- STATED EXERCISE
Repeat all of the material below exactly as written, images excluded.

- GIVEN INFORMATION
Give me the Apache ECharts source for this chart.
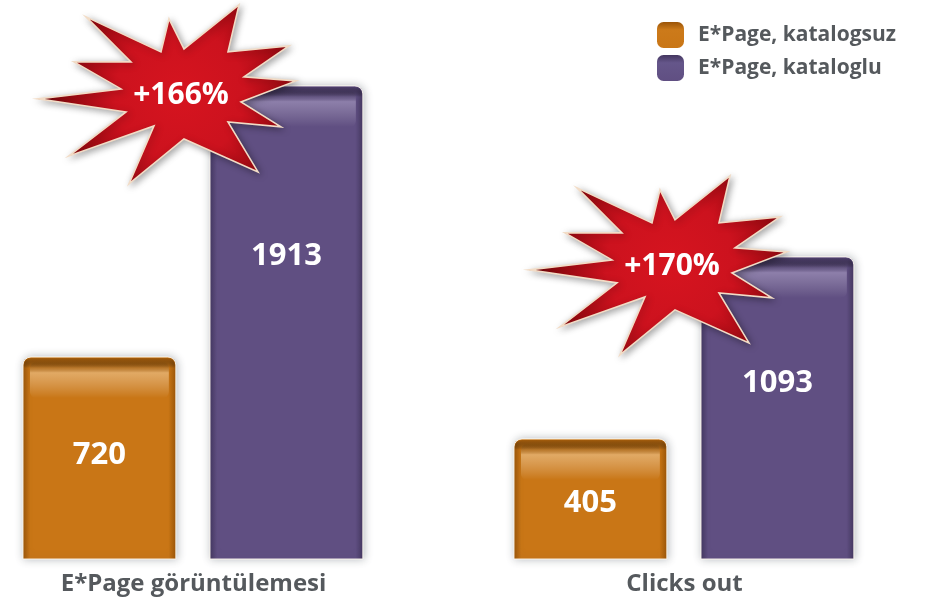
<!DOCTYPE html>
<html>
<head>
<meta charset="utf-8">
<title>E*Page katalog</title>
<script src="https://cdn.jsdelivr.net/npm/echarts@6/dist/echarts.min.js"></script>
<style>
  html, body { margin: 0; padding: 0; background: #ffffff; }
  #chart { width: 931px; height: 600px; }
</style>
</head>
<body>
<div id="chart"></div>
<script>
const categories = ['E*Page görüntülemesi', 'Clicks out'];
const seriesNames = ['E*Page, katalogsuz', 'E*Page, kataloglu'];
const withoutCatalog = [720, 405];
const withCatalog = [1913, 1093];

// each group has its own value scale in the original slide
const axisRanges = [
  { min: -169, max: 2291 },
  { min: -49, max: 2064 },
];

const FONT = '"Open Sans", "DejaVu Sans", sans-serif';
const TEXT_GRAY = '#55595d';

const palettes = [
  { base: '#c97616', edge: '#9a5407', rim: '#a65e0c', shine: 'rgba(255,232,196,0.45)', legend: '#cc7a1a' },
  { base: '#604f82', edge: '#43365f', rim: '#4e3f6d', shine: 'rgba(236,228,255,0.32)', legend: '#65568a' },
];

// starburst outline around its centre, tip / valley alternating
const starShape = [
  [58, -90], [47, -43], [108, -49], [63, -18], [115, -14], [60, 7],
  [100, 32], [47, 27], [77, 77], [3, 44], [-52, 89], [-27, 31],
  [-112, 61], [-55, 17], [-143, 4], [-60, -6], [-107, -33], [-50, -33],
  [-95, -78], [-20, -43], [-12, -76], [3, -46],
];

function makeBarRenderer(groupIndex, seriesIndex) {
  const pal = palettes[seriesIndex];
  return function (params, api) {
    const value = api.value(1);
    const top = api.coord([0, value]);
    const base = api.coord([0, axisRanges[groupIndex].min]);
    const band = api.size([1, 0])[0];
    const width = band * 0.395;
    const left = top[0] + band * (seriesIndex === 0 ? -0.4406 : 0.0426);
    const height = base[1] - top[1];
    const children = [];

    children.push({
      type: 'rect',
      shape: { x: left, y: top[1], width: width, height: height, r: [8, 8, 0, 0] },
      style: {
        fill: new echarts.graphic.LinearGradient(0, 0, 1, 0, [
          { offset: 0, color: pal.edge },
          { offset: 0.05, color: pal.base },
          { offset: 0.95, color: pal.base },
          { offset: 1, color: pal.edge },
        ]),
        stroke: 'rgba(255,250,240,0.9)',
        lineWidth: 1,
        shadowBlur: 8,
        shadowColor: 'rgba(60,70,80,0.35)',
        shadowOffsetX: 1,
        shadowOffsetY: 0,
      },
    });
    children.push({
      type: 'rect',
      shape: { x: left + 1, y: top[1] + 1, width: width - 2, height: 10, r: [7, 7, 0, 0] },
      style: {
        fill: new echarts.graphic.LinearGradient(0, 0, 0, 1, [
          { offset: 0, color: pal.rim },
          { offset: 1, color: 'rgba(0,0,0,0)' },
        ]),
      },
    });
    children.push({
      type: 'rect',
      shape: { x: left + 7, y: top[1] + 5, width: width - 14, height: 36, r: 6 },
      style: {
        fill: new echarts.graphic.LinearGradient(0, 0, 0, 1, [
          { offset: 0, color: 'rgba(0,0,0,0)' },
          { offset: 0.3, color: pal.shine },
          { offset: 1, color: 'rgba(255,255,255,0)' },
        ]),
      },
    });

    const labelY = seriesIndex === 0
      ? top[1] + 14 + height * 0.415
      : top[1] + 49 + height * 0.257;
    children.push({
      type: 'text',
      style: {
        text: String(value),
        x: left + width / 2,
        y: labelY,
        align: 'center',
        verticalAlign: 'middle',
        fill: '#ffffff',
        font: 'bold 31px ' + FONT,
      },
    });

    if (seriesIndex === 1) {
      const cx = left - 29;
      const cy = top[1] + 9;
      const growth = Math.round((value / withoutCatalog[groupIndex] - 1) * 100);
      children.push({
        type: 'polygon',
        shape: { points: starShape.map((p) => [cx + p[0], cy + p[1]]) },
        style: {
          fill: new echarts.graphic.RadialGradient(0.55, 0.5, 0.8, [
            { offset: 0, color: '#d6141f' },
            { offset: 0.45, color: '#cc121e' },
            { offset: 0.75, color: '#a00a12' },
            { offset: 1, color: '#700408' },
          ]),
          stroke: '#f2dcc6',
          lineWidth: 1.6,
          lineJoin: 'miter',
          shadowBlur: 7,
          shadowColor: 'rgba(0,0,0,0.35)',
          shadowOffsetX: 2,
          shadowOffsetY: 2,
        },
      });
      children.push({
        type: 'text',
        style: {
          text: '+' + growth + '%',
          x: cx,
          y: cy + 1,
          align: 'center',
          verticalAlign: 'middle',
          fill: '#ffffff',
          font: 'bold 30px ' + FONT,
        },
      });
    }

    return { type: 'group', children: children };
  };
}

const groupValues = [withoutCatalog, withCatalog];
const grids = [];
const xAxes = [];
const yAxes = [];
const series = [];

categories.forEach((category, g) => {
  grids.push({ left: g === 0 ? 0 : 491, width: 387, top: 0, bottom: 41 });
  xAxes.push({
    type: 'category',
    gridIndex: g,
    data: [category],
    axisLine: { show: false },
    axisTick: { show: false },
    axisLabel: {
      margin: 13,
      color: TEXT_GRAY,
      fontSize: 24,
      fontWeight: 'bold',
      fontFamily: FONT,
    },
  });
  yAxes.push({
    type: 'value',
    gridIndex: g,
    min: axisRanges[g].min,
    max: axisRanges[g].max,
    show: false,
    splitLine: { show: false },
  });
  seriesNames.forEach((name, s) => {
    series.push({
      type: 'custom',
      name: name,
      xAxisIndex: g,
      yAxisIndex: g,
      itemStyle: { color: palettes[s].legend },
      renderItem: makeBarRenderer(g, s),
      data: [[0, groupValues[s][g]]],
    });
  });
});

const chart = echarts.init(document.getElementById('chart'), null, { renderer: 'canvas' });
chart.setOption({
  backgroundColor: '#ffffff',
  animation: false,
  legend: {
    orient: 'vertical',
    left: 652,
    top: 17,
    itemWidth: 27,
    itemHeight: 26,
    itemGap: 7,
    data: seriesNames.map((name, s) => ({
      name: name,
      icon: 'roundRect',
      itemStyle: {
        color: new echarts.graphic.LinearGradient(0, 0, 0, 1, [
          { offset: 0, color: palettes[s].edge },
          { offset: 0.3, color: palettes[s].legend },
          { offset: 1, color: palettes[s].base },
        ]),
      },
    })),
    textStyle: {
      color: TEXT_GRAY,
      fontSize: 21,
      fontWeight: 'bold',
      fontFamily: FONT,
      padding: [0, 0, 0, 9],
    },
  },
  grid: grids,
  xAxis: xAxes,
  yAxis: yAxes,
  series: series,
});
</script>
</body>
</html>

- RESULT OF THIS TASK
Give me the Apache ECharts source for this chart.
<!DOCTYPE html>
<html>
<head>
<meta charset="utf-8">
<title>E*Page katalog</title>
<script src="https://cdn.jsdelivr.net/npm/echarts@6/dist/echarts.min.js"></script>
<style>
  html, body { margin: 0; padding: 0; background: #ffffff; }
  #chart { width: 931px; height: 600px; }
</style>
</head>
<body>
<div id="chart"></div>
<script>
const categories = ['E*Page görüntülemesi', 'Clicks out'];
const seriesNames = ['E*Page, katalogsuz', 'E*Page, kataloglu'];
const withoutCatalog = [720, 405];
const withCatalog = [1913, 1093];

// each group has its own value scale in the original slide
const axisRanges = [
  { min: -169, max: 2291 },
  { min: -49, max: 2064 },
];

const FONT = '"Open Sans", "DejaVu Sans", sans-serif';
const TEXT_GRAY = '#55595d';

const palettes = [
  { base: '#c97616', edge: '#9a5407', rim: '#a65e0c', shine: 'rgba(255,232,196,0.45)', legend: '#cc7a1a' },
  { base: '#604f82', edge: '#43365f', rim: '#4e3f6d', shine: 'rgba(236,228,255,0.32)', legend: '#65568a' },
];

// starburst outline around its centre, tip / valley alternating
const starShape = [
  [58, -90], [47, -43], [108, -49], [63, -18], [115, -14], [60, 7],
  [100, 32], [47, 27], [77, 77], [3, 44], [-52, 89], [-27, 31],
  [-112, 61], [-55, 17], [-143, 4], [-60, -6], [-107, -33], [-50, -33],
  [-95, -78], [-20, -43], [-12, -76], [3, -46],
];

function makeBarRenderer(groupIndex, seriesIndex) {
  const pal = palettes[seriesIndex];
  return function (params, api) {
    const value = api.value(1);
    const top = api.coord([0, value]);
    const base = api.coord([0, axisRanges[groupIndex].min]);
    const band = api.size([1, 0])[0];
    const width = band * 0.395;
    const left = top[0] + band * (seriesIndex === 0 ? -0.4406 : 0.0426);
    const height = base[1] - top[1];
    const children = [];

    children.push({
      type: 'rect',
      shape: { x: left, y: top[1], width: width, height: height, r: [8, 8, 0, 0] },
      style: {
        fill: new echarts.graphic.LinearGradient(0, 0, 1, 0, [
          { offset: 0, color: pal.edge },
          { offset: 0.05, color: pal.base },
          { offset: 0.95, color: pal.base },
          { offset: 1, color: pal.edge },
        ]),
        stroke: 'rgba(255,250,240,0.9)',
        lineWidth: 1,
        shadowBlur: 8,
        shadowColor: 'rgba(60,70,80,0.35)',
        shadowOffsetX: 1,
        shadowOffsetY: 0,
      },
    });
    children.push({
      type: 'rect',
      shape: { x: left + 1, y: top[1] + 1, width: width - 2, height: 10, r: [7, 7, 0, 0] },
      style: {
        fill: new echarts.graphic.LinearGradient(0, 0, 0, 1, [
          { offset: 0, color: pal.rim },
          { offset: 1, color: 'rgba(0,0,0,0)' },
        ]),
      },
    });
    children.push({
      type: 'rect',
      shape: { x: left + 7, y: top[1] + 5, width: width - 14, height: 36, r: 6 },
      style: {
        fill: new echarts.graphic.LinearGradient(0, 0, 0, 1, [
          { offset: 0, color: 'rgba(0,0,0,0)' },
          { offset: 0.3, color: pal.shine },
          { offset: 1, color: 'rgba(255,255,255,0)' },
        ]),
      },
    });

    const labelY = seriesIndex === 0
      ? top[1] + 14 + height * 0.415
      : top[1] + 49 + height * 0.257;
    children.push({
      type: 'text',
      style: {
        text: String(value),
        x: left + width / 2,
        y: labelY,
        align: 'center',
        verticalAlign: 'middle',
        fill: '#ffffff',
        font: 'bold 31px ' + FONT,
      },
    });

    if (seriesIndex === 1) {
      const cx = left - 29;
      const cy = top[1] + 9;
      const growth = Math.round((value / withoutCatalog[groupIndex] - 1) * 100);
      children.push({
        type: 'polygon',
        shape: { points: starShape.map((p) => [cx + p[0], cy + p[1]]) },
        style: {
          fill: new echarts.graphic.RadialGradient(0.55, 0.5, 0.8, [
            { offset: 0, color: '#d6141f' },
            { offset: 0.45, color: '#cc121e' },
            { offset: 0.75, color: '#a00a12' },
            { offset: 1, color: '#700408' },
          ]),
          stroke: '#f2dcc6',
          lineWidth: 1.6,
          lineJoin: 'miter',
          shadowBlur: 7,
          shadowColor: 'rgba(0,0,0,0.35)',
          shadowOffsetX: 2,
          shadowOffsetY: 2,
        },
      });
      children.push({
        type: 'text',
        style: {
          text: '+' + growth + '%',
          x: cx,
          y: cy + 1,
          align: 'center',
          verticalAlign: 'middle',
          fill: '#ffffff',
          font: 'bold 30px ' + FONT,
        },
      });
    }

    return { type: 'group', children: children };
  };
}

const groupValues = [withoutCatalog, withCatalog];
const grids = [];
const xAxes = [];
const yAxes = [];
const series = [];

categories.forEach((category, g) => {
  grids.push({ left: g === 0 ? 0 : 491, width: 387, top: 0, bottom: 41 });
  xAxes.push({
    type: 'category',
    gridIndex: g,
    data: [category],
    axisLine: { show: false },
    axisTick: { show: false },
    axisLabel: {
      margin: 13,
      color: TEXT_GRAY,
      fontSize: 24,
      fontWeight: 'bold',
      fontFamily: FONT,
    },
  });
  yAxes.push({
    type: 'value',
    gridIndex: g,
    min: axisRanges[g].min,
    max: axisRanges[g].max,
    show: false,
    splitLine: { show: false },
  });
  seriesNames.forEach((name, s) => {
    series.push({
      type: 'custom',
      name: name,
      xAxisIndex: g,
      yAxisIndex: g,
      itemStyle: { color: palettes[s].legend },
      renderItem: makeBarRenderer(g, s),
      data: [[0, groupValues[s][g]]],
    });
  });
});

const chart = echarts.init(document.getElementById('chart'), null, { renderer: 'canvas' });
chart.setOption({
  backgroundColor: '#ffffff',
  animation: false,
  legend: {
    orient: 'vertical',
    left: 652,
    top: 17,
    itemWidth: 27,
    itemHeight: 26,
    itemGap: 7,
    data: seriesNames.map((name, s) => ({
      name: name,
      icon: 'roundRect',
      itemStyle: {
        color: new echarts.graphic.LinearGradient(0, 0, 0, 1, [
          { offset: 0, color: palettes[s].edge },
          { offset: 0.3, color: palettes[s].legend },
          { offset: 1, color: palettes[s].base },
        ]),
      },
    })),
    textStyle: {
      color: TEXT_GRAY,
      fontSize: 21,
      fontWeight: 'bold',
      fontFamily: FONT,
      padding: [0, 0, 0, 9],
    },
  },
  grid: grids,
  xAxis: xAxes,
  yAxis: yAxes,
  series: series,
});
</script>
</body>
</html>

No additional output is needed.